Ethan Hawke and Julie Delpy in “Before Sunset.” (Warner Bros.)

For those who prefer film trilogies that focus on unrequited romances and stream-of-consciousness dialogue between a French woman and an American author, here’s some good news: There will be a third “Before Sunrise” movie.

In an interview with the French publication Allocine, as noted by Vulture, Ethan Hawke confirmed that he, “Sunrise” co-star Julie Delpy and director Richard Linklater — who were nominated for an Academy Award in 2005 for co-writing the script for “Before Sunset,” the sequel to 1995’s “Before Sunrise” — are planning to write a third film about the uber-contemplative, almost-lovers Jesse (Hawke) and Celine (Delpy).

“All three of us have been having similar feelings that we’re ready to revisit those characters,” Hawke said. “There’s nine years between the first two movies and, if we made the film next summer, it would be nine years again so we’ve really started thinking that would be a good thing to do. We’re going to try write it this year.”

This is not the first time that Hawke has raised the prospect of another “Sunrise.”

In an interview last year with Collider, the actor hinted that a third screenplay was a real possibility. But this is the first time Hawke has definitively indicated there are plans to make it happen soon.

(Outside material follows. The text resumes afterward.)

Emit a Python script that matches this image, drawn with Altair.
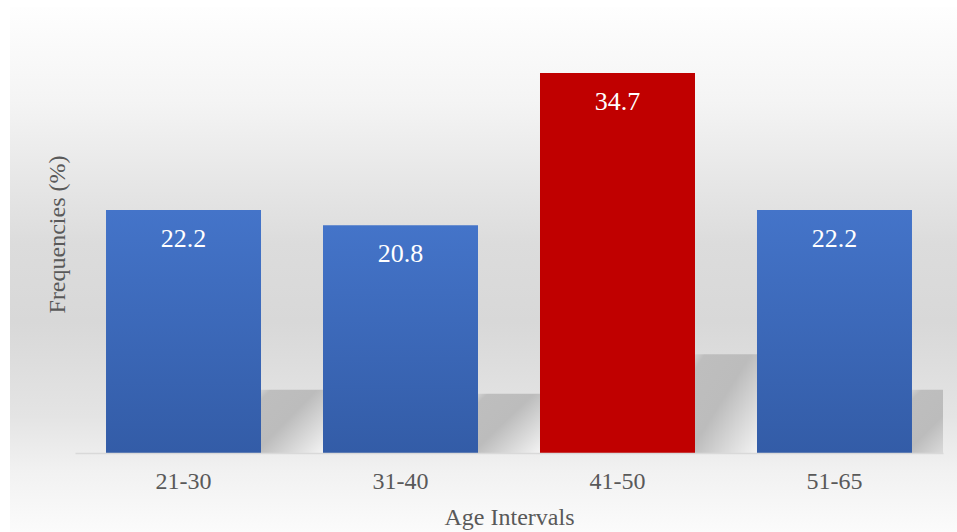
import altair as alt
import pandas as pd

categories = ["21-30", "31-40", "41-50", "51-65"]
values = [22.2, 20.8, 34.7, 22.2]
highlight = [False, False, True, False]
index = [0, 1, 2, 3]

df = pd.DataFrame({"cat": categories, "val": values, "hi": highlight, "idx": index})

W, H = 868, 438
FONT = "Liberation Serif"

blue_grad = alt.LinearGradient(
    gradient="linear", x1=0, y1=0, x2=0, y2=1,
    stops=[alt.GradientStop(offset=0, color="#4474C9"),
           alt.GradientStop(offset=1, color="#335CA7")])
bg_grad = alt.LinearGradient(
    gradient="linear", x1=0, y1=0, x2=0, y2=1,
    stops=[alt.GradientStop(offset=0, color="#fefefe"),
           alt.GradientStop(offset=0.18, color="#f4f4f4"),
           alt.GradientStop(offset=0.45, color="#dcdcdc"),
           alt.GradientStop(offset=0.6, color="#d8d8d8"),
           alt.GradientStop(offset=0.78, color="#e4e4e4"),
           alt.GradientStop(offset=0.88, color="#f1f1f1"),
           alt.GradientStop(offset=1, color="#fbfbfb")])
shadow_grad = alt.LinearGradient(
    gradient="linear", x1=0, y1=0, x2=1, y2=1,
    stops=[alt.GradientStop(offset=0, color="#d2d2d2"),
           alt.GradientStop(offset=0.08, color="#bebebe"),
           alt.GradientStop(offset=0.45, color="#bcbcbc"),
           alt.GradientStop(offset=1, color="#f3f3f3")])

yscale = alt.Scale(domain=[0, 40])
xscale = alt.Scale(paddingInner=0.2857, paddingOuter=0.1429)

yaxis = alt.Axis(
    title="Frequencies (%)", labels=False, ticks=False, domain=False, grid=False,
    titleFont=FONT, titleFontSize=24, titleColor="#595959", titleFontWeight="normal",
    titleAngle=270, titleX=-18, titleY=H / 2, titleBaseline="middle", titleAlign="center",
    zindex=1)
xaxis = alt.Axis(
    title="Age Intervals", labelAngle=0, labelFont=FONT, labelFontSize=24,
    labelColor="#595959", labelPadding=28, labelBaseline="middle",
    titleFont=FONT, titleFontSize=24, titleColor="#595959", titleFontWeight="normal",
    titleY=64, titleBaseline="middle",
    domainColor="#d9d9d9", domainWidth=1.5, ticks=False, grid=False, zindex=1)

base = alt.Chart(df)

background = base.transform_filter("datum.idx == 0").mark_rect(
    fill=bg_grad, clip=False).encode(
    x=alt.value(-65), x2=alt.value(W + 14), y=alt.value(-8), y2=alt.value(H + 79))

shadows = base.transform_calculate(
    sx="datum.idx + 0.857", sx2="datum.idx + 1.143", sy="datum.val * 0.26"
).mark_rect(fill=shadow_grad, clip=True).encode(
    x=alt.X("sx:Q", scale=alt.Scale(domain=[0, 4], nice=False, zero=False), axis=None),
    x2="sx2:Q",
    y=alt.Y("sy:Q", scale=yscale, axis=yaxis),
    y2=alt.datum(0),
)

blue_bars = base.transform_filter("!datum.hi").mark_bar(fill=blue_grad).encode(
    x=alt.X("cat:N", sort=categories, scale=xscale, axis=xaxis),
    y=alt.Y("val:Q", scale=yscale, axis=yaxis),
)
red_bars = base.transform_filter("datum.hi").mark_bar(fill="#C00000").encode(
    x=alt.X("cat:N", sort=categories, scale=xscale),
    y=alt.Y("val:Q", scale=yscale),
)
labels = base.mark_text(font=FONT, fontSize=26, color="white", baseline="middle", dy=29).encode(
    x=alt.X("cat:N", sort=categories, scale=xscale),
    y=alt.Y("val:Q", scale=yscale),
    text=alt.Text("val:Q", format=".1f"),
)

bars = alt.layer(blue_bars, red_bars, labels)

chart = alt.layer(background, shadows, bars).resolve_scale(x="independent").properties(
    width=W, height=H,
    autosize=alt.AutoSizeParams(type="none"),
    padding={"left": 75, "top": 15, "right": 14, "bottom": 79},
    background="white",
).configure_view(strokeWidth=0)

chart.save("out.html", embed_options={"renderer": "svg", "actions": False})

“Before Sunrise” and “Before Sunset” served as cinematic bookends, first tracing the love-at-first-sight-via-Eurorail pass relationship between Jesse and Celine (“Sunrise”), then, in “Sunset,” the regret both felt a decade later about not pursuing that connection. The subject matter of the third film remains vague. Did the two wind up together? Did they separate again, then randomly stumble upon each other in a decidedly quaint European cafe? It’s unclear. What is clear is that Hawke, Delpy and Linklater have proven twice that they know how to create an honest and touching portrait of love the way it feels in real life instead of rom-coms. And if they can manage it again, they will have pulled off what is, in my opinion, one of the great love story hat tricks in movie history.